Pipeline companies are reacting to the incredibly fast growth in North American oil production. The North Dakota fields hit the million-barrel-a-day mark in just seven years.

Projects like Enbridge's proposed Sandpiper line are key to the continued growth of the Bakken fields, North Dakota Pipeline Authority Director Justin Kringstad said.

"We are short right now in North Dakota on pipeline capacity, so the sooner we can get these projects put into service I think the better for everyone involved," Kringstad said.

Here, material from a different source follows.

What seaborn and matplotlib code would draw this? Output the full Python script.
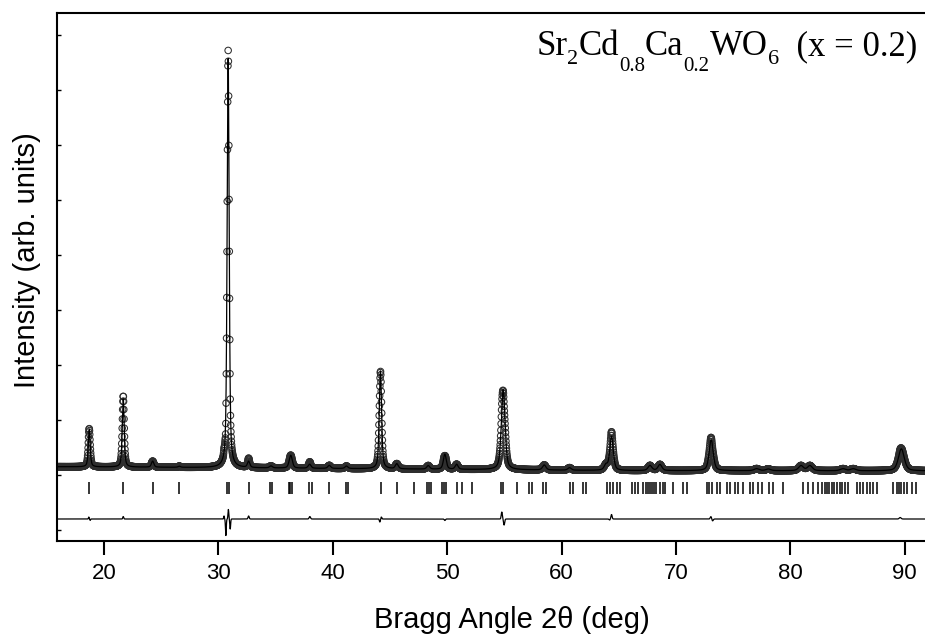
import numpy as np
import pandas as pd
import matplotlib
matplotlib.use("Agg")
import matplotlib.pyplot as plt
import seaborn as sns

# ---- scan definition (deg 2θ) ----
scan_start, scan_end, scan_step = 16.0, 92.0, 0.02

# ---- reflections: position (deg), net height (counts), FWHM (deg) ----
peak_pos = [18.72, 21.69, 24.26, 26.59, 30.86, 32.65, 34.60, 36.33, 37.98,
            39.70, 41.20, 44.17, 45.60, 48.35, 49.80, 50.83, 54.90, 58.49,
            60.70, 63.88, 64.37, 67.73, 68.60, 73.08, 77.05, 78.07, 80.93,
            81.71, 84.60, 85.50, 89.70]
peak_height = [680, 1250, 110, 20, 7440, 110, 36, 236, 73,
               55, 45, 1790, 91, 64, 273, 91, 1455, 91,
               45, 91, 618, 91, 110, 564, 36, 30, 91,
               91, 36, 36, 400]
peak_fwhm = [0.20, 0.20, 0.25, 0.25, 0.21, 0.25, 0.30, 0.32, 0.30,
             0.30, 0.30, 0.24, 0.30, 0.30, 0.30, 0.30, 0.38, 0.35,
             0.35, 0.35, 0.36, 0.40, 0.40, 0.42, 0.50, 0.50, 0.50,
             0.50, 0.55, 0.55, 0.60]
peak_eta = 0.5

# ---- background anchor points ----
bg_pos = [16.0, 25.0, 45.0, 65.0, 92.0]
bg_level = [150, 140, 110, 80, 75]

# ---- misfit features (obs - calc): position, amplitude (counts), width (deg) ----
resid_pos = [18.68, 18.80, 21.69, 30.50, 30.66, 30.88, 31.04, 32.65, 38.00,
             44.12, 44.25, 49.80, 54.78, 54.98, 64.20, 64.37, 73.06, 73.20, 89.60]
resid_amp = [36, -25, 45, 55, -300, 173, -182, 55, 45,
             -55, 36, -27, 127, -110, -18, 82, 45, -36, 27]
resid_width = [0.03, 0.03, 0.04, 0.03, 0.035, 0.035, 0.035, 0.05, 0.06,
               0.04, 0.04, 0.05, 0.05, 0.05, 0.05, 0.05, 0.06, 0.06, 0.08]

# ---- allowed Bragg reflection positions (deg) ----
bragg_pos = [18.72, 21.69, 24.26, 26.59, 30.72, 30.96, 32.65, 34.51, 34.66,
             36.22, 36.30, 36.46, 37.95, 38.15, 39.70, 41.15, 41.30, 44.21,
             45.61, 47.10, 48.21, 48.41, 48.58, 49.52, 49.69, 49.89, 50.83,
             51.32, 52.14, 54.68, 54.85, 56.07, 57.18, 57.38, 58.35, 58.64,
             60.73, 60.97, 61.90, 62.13, 63.94, 64.23, 64.52, 64.82, 65.11,
             66.13, 66.42, 66.71, 67.15, 67.40, 67.58, 67.75, 67.92, 68.10,
             68.30, 68.60, 68.84, 69.07, 69.77, 70.64, 70.93, 72.68, 72.91,
             73.12, 73.55, 73.85, 74.43, 74.72, 75.16, 75.45, 75.89, 76.47,
             76.76, 77.20, 77.49, 78.16, 78.51, 79.32, 81.07, 81.56, 82.00,
             82.44, 82.73, 83.02, 83.17, 83.40, 83.60, 83.80, 84.10, 84.30,
             84.48, 84.77, 85.06, 85.79, 86.08, 86.37, 86.66, 86.95, 87.24,
             87.54, 89.00, 89.30, 89.50, 89.70, 89.90, 90.20, 90.60, 91.00]

# ---- vertical placement of the lower panels (counts) ----
tick_low, tick_high = -350, -130
diff_offset = -800

# ---- sample label pieces: text, font size (pt), baseline drop (px) ----
label_pieces = [("Sr", 25, 0), ("2", 16, 9), ("Cd", 25, 0), ("0.8", 15, 16),
                ("Ca", 25, 0), ("0.2", 15, 16), ("WO", 25, 0), ("6", 16, 9),
                ("  (x = 0.2)", 25, 0)]

two_theta = np.arange(scan_start, scan_end + scan_step / 2, scan_step)


def pseudo_voigt(x, x0, fwhm, eta):
    hw = fwhm / 2.0
    lor = 1.0 / (1.0 + ((x - x0) / hw) ** 2)
    gau = np.exp(-np.log(2.0) * ((x - x0) / hw) ** 2)
    return eta * lor + (1.0 - eta) * gau


background = np.interp(two_theta, bg_pos, bg_level)
calc = background.copy()
for p, h, w in zip(peak_pos, peak_height, peak_fwhm):
    calc += h * pseudo_voigt(two_theta, p, w, peak_eta)

misfit = np.zeros_like(two_theta)
for p, a, w in zip(resid_pos, resid_amp, resid_width):
    misfit += a * np.exp(-0.5 * ((two_theta - p) / w) ** 2)

obs = calc + misfit
diff = obs - calc

df = pd.DataFrame({"two_theta": two_theta, "obs": obs, "calc": calc,
                   "diff": diff + diff_offset})

# ---- styling ----
sns.set_style("ticks")
plt.rcParams["font.family"] = ["Liberation Sans", "DejaVu Sans"]
for key in ["text.color", "axes.labelcolor", "xtick.color", "ytick.color",
            "axes.edgecolor"]:
    plt.rcParams[key] = "black"

W, H = 925, 635
fig = plt.figure(figsize=(W / 100, H / 100), dpi=100)
ax = fig.add_axes([57 / W, (H - 541) / H, 868 / W, 528 / H])

sns.scatterplot(data=df, x="two_theta", y="obs", ax=ax, marker="o", s=22,
                facecolors="none", edgecolor="#2e2e2e", linewidth=0.75,
                zorder=2, legend=False)
sns.lineplot(data=df, x="two_theta", y="calc", ax=ax, color="black",
             linewidth=0.9, sort=False, estimator=None, zorder=3)
sns.lineplot(data=df, x="two_theta", y="diff", ax=ax, color="black",
             linewidth=0.9, sort=False, estimator=None, zorder=3)
ax.vlines(bragg_pos, tick_low, tick_high, color="black", linewidth=1.1)

ax.set_xlim(15.9, 91.77)
ax.set_ylim(-1200, 8400)
ax.set_xticks([20, 30, 40, 50, 60, 70, 80, 90])
ax.set_yticks(np.arange(-1000, 8001, 1000))
ax.set_yticklabels([])
ax.set_xlabel("")
ax.set_ylabel("")

ax.tick_params(axis="y", direction="in", length=3, width=1.0, left=True,
               right=False)
ax.tick_params(axis="x", direction="out", length=10, width=1.5,
               labelsize=16, pad=6, bottom=True, top=False)
for side in ["left", "bottom", "top"]:
    ax.spines[side].set_linewidth(1.5)
ax.spines["right"].set_visible(False)

fig.text(512 / W, 1 - 628 / H, "Bragg Angle 2θ (deg)", ha="center",
         va="baseline", fontsize=21)
fig.text(27 / W, 1 - 260 / H, "Intensity (arb. units)", ha="center",
         va="center", rotation=90, fontsize=21)

# sample label, laid out piece by piece and right-aligned
renderer = fig.canvas.get_renderer()
pieces = []
for s, size, drop in label_pieces:
    t = fig.text(0, 0, s, fontsize=size, family="Liberation Serif",
                 ha="left", va="baseline")
    pieces.append((t, t.get_window_extent(renderer).width, drop))
x_px = 917 - sum(w for _, w, _ in pieces)
base_px = 55
for t, w, drop in pieces:
    t.set_position((x_px / W, 1 - (base_px + drop) / H))
    x_px += w

fig.savefig("out.png", dpi=100)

Meanwhile, the Canadian Association of Petroleum Producers predicts oil sands production will more than double to 5.2 million barrels per day in the next fifteen years. And there's a transportation bottleneck leaving the region, said Trisha Curtis, Research Analyst at the Energy Policy Research Foundation in Washington, D.C.

"For Canadian crude, every export pipeline to the U.S. is full right now," she explained. With the controversial Keystone XL project delayed, she said the only other option is to expand existing routes, like Enbridge's system.

The new pipelines are part of a major reworking of the nation's oil transportation network, as companies rush to build pipelines to carry oil in different directions, from different places. Instead of coming into the country through seaports, increasingly the oils is shipped outward from its source in the middle of the continent.

Most of the nation's refineries were built on the Gulf and Atlantic Coasts because historically, that's where the oil arrived.

"Well, now our supplies are coming from the inside of the country, and needs to get out," Hasse said. "So we need to build up that infrastructure, to still use those refineries, but get the supply to the refinery so then it can be brought to market and used."

As geographic fate would have it, Minnesota finds itself at an energy crossroads, in between the new, vast supply of North American oil in Canada and North Dakota, and the markets that crave it.